Arts and Design

US presses for return of two Thai lintels from Asian Art Museum in San Francisco to Thailand




A sandstone lintel from Khao Lon Temple in northeastern Thailand from around 975 to 1025
Asian Art Museum

US federal attorneys have filed a civil complaint seeking the return to Thailand of two ornately carved sandstone lintels in the collection of the Asian Art Museum (AAM) of San Francisco. The museum contends that the process for repatriating the objects, which originated in ancient temples, was already underway and that the filing is therefore puzzling.

The two 1,500-pound architectural treasures have been in dispute since 2016, when the Thai consul general in Los Angeles saw them on display at the museum.  According to the civil complaint, filed on 26 October by the US attorney’s office in the Northern District of California, he told a curator there then that the pieces should be returned to his country.  

However, it wasn’t until 2017 that the Thai minister of culture met with US Embassy officials in Bangkok and presented information indicating that the two pieces were from Prasat Nong Hong and Prasat Khao Lon in northeastern Thailand,  sites protected under Thai laws since 1935.  Their return was requested, and after the museum was notified, it promptly removed the lintels from public view.

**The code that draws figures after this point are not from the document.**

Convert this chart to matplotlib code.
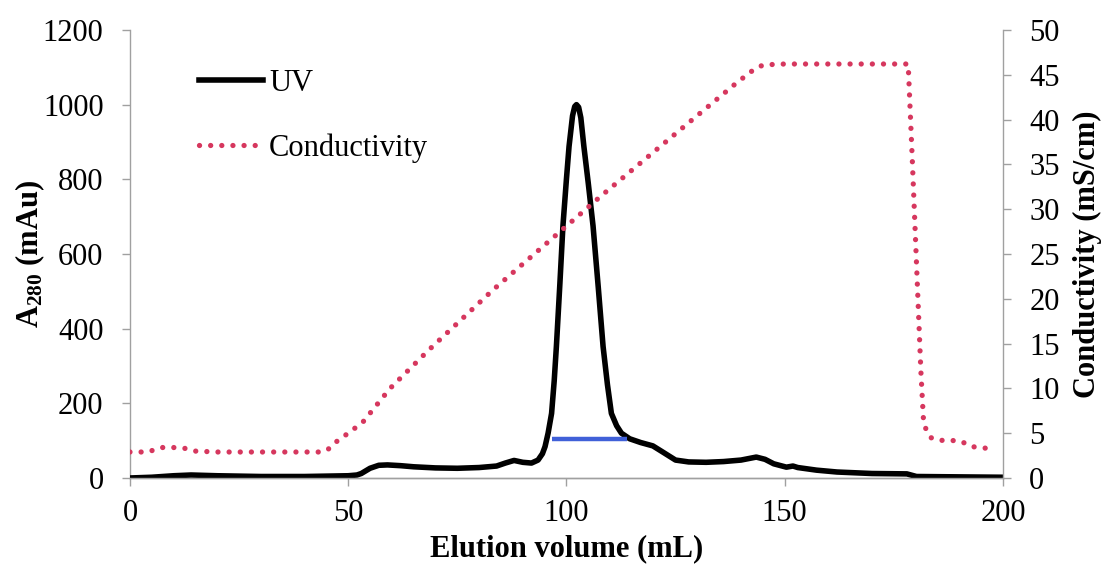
import numpy as np
import matplotlib.pyplot as plt

plt.rcParams["font.family"] = ["Liberation Serif", "DejaVu Serif"]
plt.rcParams["mathtext.fontset"] = "custom"
plt.rcParams["mathtext.rm"] = "Liberation Serif"
plt.rcParams["mathtext.bf"] = "Liberation Serif:bold"

# UV trace (mAu) vs elution volume (mL)
uv_x = [0, 5, 10, 14, 20, 30, 40, 45, 50, 52, 53, 55, 57, 59, 62, 65, 70, 75, 80,
        84, 86, 88, 90, 92, 93.5, 94.5, 95.1, 95.8, 96.6, 97.2, 97.7, 98.5, 99.2,
        100.0, 100.6, 101.4, 101.9, 102.3, 102.8, 103.3, 104, 105, 106.1, 107.3,
        108.4, 109.4, 110.3, 111.5, 112.6, 114.5, 117, 119.8, 122, 125, 128, 132,
        136, 140, 143.5, 145.5, 147.5, 150.4, 151.9, 153, 157.3, 162, 170, 178,
        180.2, 190, 200]
uv_y = [0, 2, 6, 8, 6, 4, 4, 5, 6, 8, 12, 26, 34, 35, 33, 30, 27, 26, 28,
        32, 40, 47, 42, 40, 48, 65, 84, 120, 173, 260, 352, 520, 675,
        800, 888, 970, 995, 1000, 993, 965, 888, 790, 675, 510,
        352, 250, 173, 140, 120, 105, 95, 86, 70, 48, 43, 42,
        44, 48, 56, 50, 38, 29, 32, 28, 21, 16, 12, 11,
        4, 3, 2]

# Conductivity (mS/cm)
cond_x = [0, 4, 7.3, 10, 12.6, 15, 20, 30, 40, 44, 45.4, 47.3, 50, 53.3, 59.6, 68.5,
          83.2, 108, 127.4, 139, 143, 145.1, 150, 178.3, 179.2, 180.2, 181.2, 181.8,
          182.5, 183.5, 185.4, 188, 190.4, 192.8, 195, 197.8]
cond_y = [2.9, 2.9, 3.4, 3.4, 3.3, 3.0, 2.9, 2.9, 2.9, 2.9, 3.2, 4.05, 5.0, 6.2, 10.0, 14.3,
          21.0, 31.5, 39.4, 44.1, 45.6, 46.1, 46.2, 46.2, 36, 24, 12, 6.5,
          5.2, 4.5, 4.2, 4.2, 4.1, 3.5, 3.4, 3.2]

# pooled fraction bar
pool_x = [96.7, 113.9]
pool_y = [105, 105]

fig = plt.figure(figsize=(11.05, 5.65), dpi=100)
ax = fig.add_axes([0.1176, 0.154, 0.79, 0.793])
ax2 = ax.twinx()

ax.plot(uv_x, uv_y, color="black", lw=4.0, solid_joinstyle="round", label="UV", zorder=3)
ax.plot(pool_x, pool_y, color="#4060d8", lw=3.2, solid_capstyle="butt", zorder=4)
ax2.plot(cond_x, cond_y, color="#d6375e", lw=3.8, linestyle=(0, (0.01, 2.1)),
         dash_capstyle="round", label="Conductivity")

ax.set_xlim(0, 200)
ax.set_ylim(0, 1200)
ax2.set_ylim(0, 50)
ax.set_xticks(np.arange(0, 201, 50))
ax.set_yticks(np.arange(0, 1201, 200))
ax2.set_yticks(np.arange(0, 51, 5))

for a in (ax, ax2):
    a.spines["top"].set_visible(False)
    for s in a.spines.values():
        s.set_color("#a0a0a0")
        s.set_linewidth(1.0)
    a.tick_params(labelsize=22, color="#a0a0a0", length=6, width=1, pad=13)
ax.tick_params(axis="x", pad=9)
ax2.spines["left"].set_visible(False)
ax.spines["right"].set_visible(False)

ax.set_xlabel("Elution volume (mL)", fontsize=22, fontweight="bold")
ax.set_ylabel(r"$\mathbf{A_{280}}$ (mAu)", fontsize=22, fontweight="bold")
ax2.set_ylabel("Conductivity (mS/cm)", fontsize=22, fontweight="bold")
ax.xaxis.set_label_coords(0.5, -0.158)
ax.xaxis.label.set_va("center")
ax.yaxis.set_label_coords(-0.1145, 0.5)
ax.yaxis.label.set_va("center")
ax2.yaxis.set_label_coords(1.097, 0.5)
ax2.yaxis.label.set_va("center")

h1, l1 = ax.get_legend_handles_labels()
h2, l2 = ax2.get_legend_handles_labels()
ax.legend(h1 + h2, l1 + l2, loc="upper left", bbox_to_anchor=(0.065, 0.94),
          frameon=False, fontsize=22, handlelength=2.1, handletextpad=0.2,
          labelspacing=1.15, borderaxespad=0.0)

fig.savefig("out.png", dpi=100)
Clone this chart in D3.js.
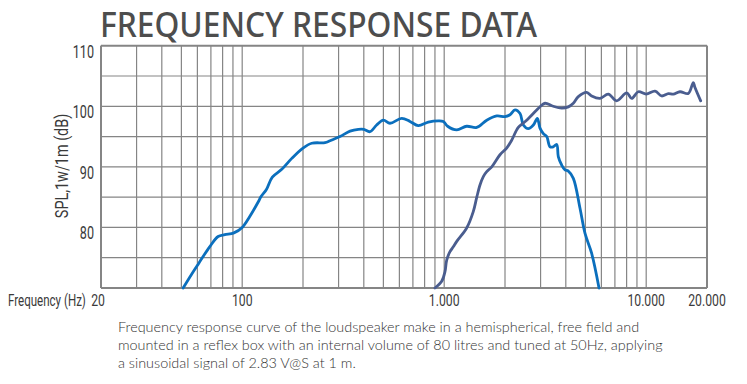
<!DOCTYPE html>
<html>
<head>
<meta charset="utf-8">
<script src="https://cdn.jsdelivr.net/npm/d3@7"></script>
<style>
  html, body { margin: 0; padding: 0; background: #fff; }
  svg { display: block; }
</style>
</head>
<body>
<svg id="chart" width="747" height="384"></svg>
<script>
// ---- data ----
const wooferFreq = [51, 56, 61, 69, 76, 82, 91, 100, 109, 120, 124, 132, 141, 157, 176, 200, 221, 257, 272, 305, 342, 376, 400, 429, 463, 500, 539, 616, 677, 744, 834, 935, 990, 1040, 1154, 1292, 1449, 1624, 1821, 2000, 2118, 2242, 2374, 2465, 2609, 2763, 2891, 2980, 3096, 3218, 3342, 3465, 3606, 3672, 3816, 3964, 4115, 4358, 4700, 4980, 5372, 5840];
const wooferSPL  = [70, 72.2, 74.1, 76.8, 78.5, 78.8, 79.1, 80.0, 81.8, 84.2, 85.1, 86.3, 88.3, 89.6, 91.4, 93.1, 93.9, 94.0, 94.3, 95.0, 95.9, 96.2, 96.2, 95.8, 96.9, 97.7, 97.2, 98.0, 97.5, 96.8, 97.4, 97.6, 97.5, 96.7, 96.1, 96.7, 96.5, 97.7, 98.4, 98.3, 98.6, 99.4, 98.8, 96.9, 96.3, 96.9, 98.0, 96.4, 95.5, 95.0, 93.3, 93.3, 93.7, 91.7, 90.3, 89.5, 89.3, 88.1, 83.2, 79.0, 75.7, 70.0];

const tweeterFreq = [900, 972, 1009, 1029, 1068, 1109, 1154, 1292, 1393, 1450, 1504, 1562, 1624, 1719, 1889, 2038, 2158, 2328, 2560, 2871, 3000, 3156, 3465, 3816, 4115, 4358, 4614, 5077, 5372, 5906, 6492, 7140, 8010, 8476, 9140, 10000, 11060, 11930, 12870, 13620, 14700, 16160, 17100, 17400, 18610];
const tweeterSPL  = [70, 71.1, 72.7, 74.6, 76.0, 76.8, 77.7, 79.9, 82.6, 85.0, 87.0, 88.4, 89.2, 90.0, 92.0, 93.1, 94.4, 96.5, 97.7, 99.4, 100.0, 100.5, 100.0, 99.7, 99.9, 100.5, 101.6, 102.3, 101.7, 101.3, 102.0, 100.9, 102.2, 101.3, 102.4, 102.0, 102.5, 101.7, 102.1, 102.0, 102.4, 102.1, 103.9, 103.2, 100.9];

const xTickValues = [20, 100, 1000, 10000, 20000];
const xTickLabels = ["20", "100", "1.000", "10.000", "20.000"];
const yTickValues = [80, 90, 100, 110];
const xGridValues = [20,30,40,50,60,70,80,90,100,200,300,400,500,600,700,800,900,1000,2000,3000,4000,5000,6000,7000,8000,9000,10000,20000];
const yGridValues = [70,75,80,85,90,95,100,105,110];

const titleText = "FREQUENCY RESPONSE DATA";
const yAxisTitle = "SPL,1w/1m (dB)";
const xAxisTitle = "Frequency (Hz)";
const captionLines = [
  "Frequency response curve of the loudspeaker make in a hemispherical, free field and",
  "mounted in a reflex box with an internal volume of 80 litres and tuned at 50Hz, applying",
  "a sinusoidal signal of 2.83 V@S at 1 m."
];

// ---- drawing ----
const svg = d3.select("#chart");
const plot = {left: 101, right: 707, top: 45.7, bottom: 288};
const x = d3.scaleLog().domain([20, 20000]).range([plot.left, plot.right]);
const y = d3.scaleLinear().domain([70, 110]).range([plot.bottom, plot.top]);

const axisFont = "Roboto, 'DejaVu Sans', sans-serif";
const gridColor = "#858585";
const labelColor = "#3a3a3a";
const squeeze = 0.72;

// title
svg.append("text")
  .attr("x", 100).attr("y", 37)
  .attr("font-family", "'Noto Sans', 'DejaVu Sans', sans-serif")
  .attr("font-weight", 500)
  .attr("font-size", 34)
  .attr("fill", "#4d4d4d")
  .attr("textLength", 437)
  .attr("lengthAdjust", "spacingAndGlyphs")
  .text(titleText);

// grid
const g = svg.append("g");
g.selectAll("line.vg").data(xGridValues).enter().append("line")
  .attr("class", "vg")
  .attr("x1", d => x(d)).attr("x2", d => x(d))
  .attr("y1", y(110)).attr("y2", y(70))
  .attr("stroke", gridColor).attr("stroke-width", 1.2);
g.selectAll("line.hg").data(yGridValues).enter().append("line")
  .attr("class", "hg")
  .attr("x1", x(20)).attr("x2", x(20000))
  .attr("y1", d => y(d)).attr("y2", d => y(d))
  .attr("stroke", gridColor)
  .attr("stroke-width", d => (d === 110 || d === 70) ? 2 : 1.2);
g.selectAll("line.bd").data([20, 20000]).enter().append("line")
  .attr("x1", d => x(d)).attr("x2", d => x(d))
  .attr("y1", y(110)).attr("y2", y(70))
  .attr("stroke", gridColor).attr("stroke-width", 2);

// curves
const line = d3.line().x(d => x(d[0])).y(d => y(d[1])).curve(d3.curveCatmullRom.alpha(0.5));
const woofer = wooferFreq.map((f, i) => [f, wooferSPL[i]]);
const tweeter = tweeterFreq.map((f, i) => [f, tweeterSPL[i]]);

svg.append("path").datum(woofer)
  .attr("d", line).attr("fill", "none")
  .attr("stroke", "#0b6fbd").attr("stroke-width", 2.8)
  .attr("stroke-linejoin", "round").attr("stroke-linecap", "round");
svg.append("path").datum(tweeter)
  .attr("d", line).attr("fill", "none")
  .attr("stroke", "#4a5d8f").attr("stroke-width", 2.8)
  .attr("stroke-linejoin", "round").attr("stroke-linecap", "round");

// y tick labels (condensed by horizontal scaling)
svg.selectAll("g.yt").data(yTickValues).enter().append("g")
  .attr("class", "yt")
  .attr("transform", d => `translate(94,${y(d) + 12}) scale(0.7,1)`)
  .append("text")
  .attr("text-anchor", "end")
  .attr("font-family", axisFont).attr("font-size", 18)
  .attr("fill", labelColor)
  .text(d => d);

// y axis title
svg.append("g")
  .attr("transform", "translate(68,166) rotate(-90) scale(0.8,1)")
  .append("text")
  .attr("text-anchor", "middle")
  .attr("font-family", axisFont).attr("font-size", 18)
  .attr("fill", labelColor)
  .text(yAxisTitle);

// x tick labels
svg.selectAll("g.xt").data(xTickValues).enter().append("g")
  .attr("class", "xt")
  .attr("transform", d => `translate(${x(d) + (d === 20 ? -3 : 0)},306) scale(${squeeze},1)`)
  .append("text")
  .attr("text-anchor", "middle")
  .attr("font-family", axisFont).attr("font-size", 17)
  .attr("fill", labelColor)
  .text((d, i) => xTickLabels[i]);

svg.append("g")
  .attr("transform", `translate(8,306) scale(0.68,1)`)
  .append("text")
  .attr("font-family", axisFont).attr("font-size", 17)
  .attr("fill", labelColor)
  .text(xAxisTitle);

// caption
svg.selectAll("text.cap").data(captionLines).enter().append("text")
  .attr("class", "cap")
  .attr("x", 118).attr("y", (d, i) => 332 + i * 18)
  .attr("font-family", "Lato, 'Open Sans', sans-serif")
  .attr("font-weight", 300)
  .attr("font-size", 14.4)
  .attr("fill", "#333")
  .text(d => d);
</script>
</body>
</html>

Up to now, says Robert Mintz, AAM’s deputy director for art and programs, there has been no proof that the objects were wrongfully obtained by the museum.  One lintel is from a vast donation from the industrialist Avery Brundage, which helped found the museum in 1966, and the other was purchased in 1968 from a Paris dealer with the advice of Brundage, an avid collector of Asian art and supporter of the Olympic Games.

Then in January, Mintz says, the US. attorney’s office sent a list of national archaeology sites that were appended to Thailand’s 1935 law, among them the two sites from which these lintels came.  Since the museum could not find supporting documents authorising the export of the objects, it decided that returning the artefacts was the right thing to do. 

The museum’s collection belongs to the city of San Francisco, so deaccessioning requires the approval of San Francisco’s Asian Art Commission. That took place on 22 September, and the museum released a statement about the lintel’s imminent repatriation. “Deaccessioning requires two votes, separated by six months’ time,” said Mintz, “so the next meeting is scheduled for March. It’s in our own collections management policy, to prevent rash judgment.”

Then came the filing of the civil complaint on 26 October seeking the forfeiture of the lintels. “US law requires US museums to respect the rights of other countries to their own historical artifacts,” the US attorney, David L. Anderson, said in a news release after the filing. “For years we have tried to get the Asian Art Museum to return this stolen artwork to Thailand. With this federal filing, we call on the museum’s board of directors to do the right thing.”

The timing of the complaint is perplexing, says Mintz, given that the process for returning the lintels was underway and the museum has been in amicable contact with the Thai Consulate in Los Angeles and, through a former curator, with the Fine Arts Department of the Ministry of Culture in Bangkok.  The museum takes provenance issues very seriously, he emphasises.  Jay Xu, the institution’s director and chief executive, “has said that each curator should devote some of their time to looking at the provenance of objects in their collection, especially the ones obtained earlier”, he adds.

The US attorney’s office was contacted to clarify its position but declined to comment beyond the news release it issued about the filing. The Asian Art Museum must now deal with the issue through its lawyers at the San Francisco city attorney’s office.

Today Brundage’s legacy is under a cloud because of questions regarding the provenance of some objects as well as the collector’s overt prejudices.  In September  the museum saw fit to remove his bust from its vestibule and put it in storage.  “We took down the bust because Brundage’s racist, sexist and anti-Semitic words, and actions, simply don’t reflect our values as a public museum that welcomes everyone,” Xu writes. “As this moment has shown us all, values matter.”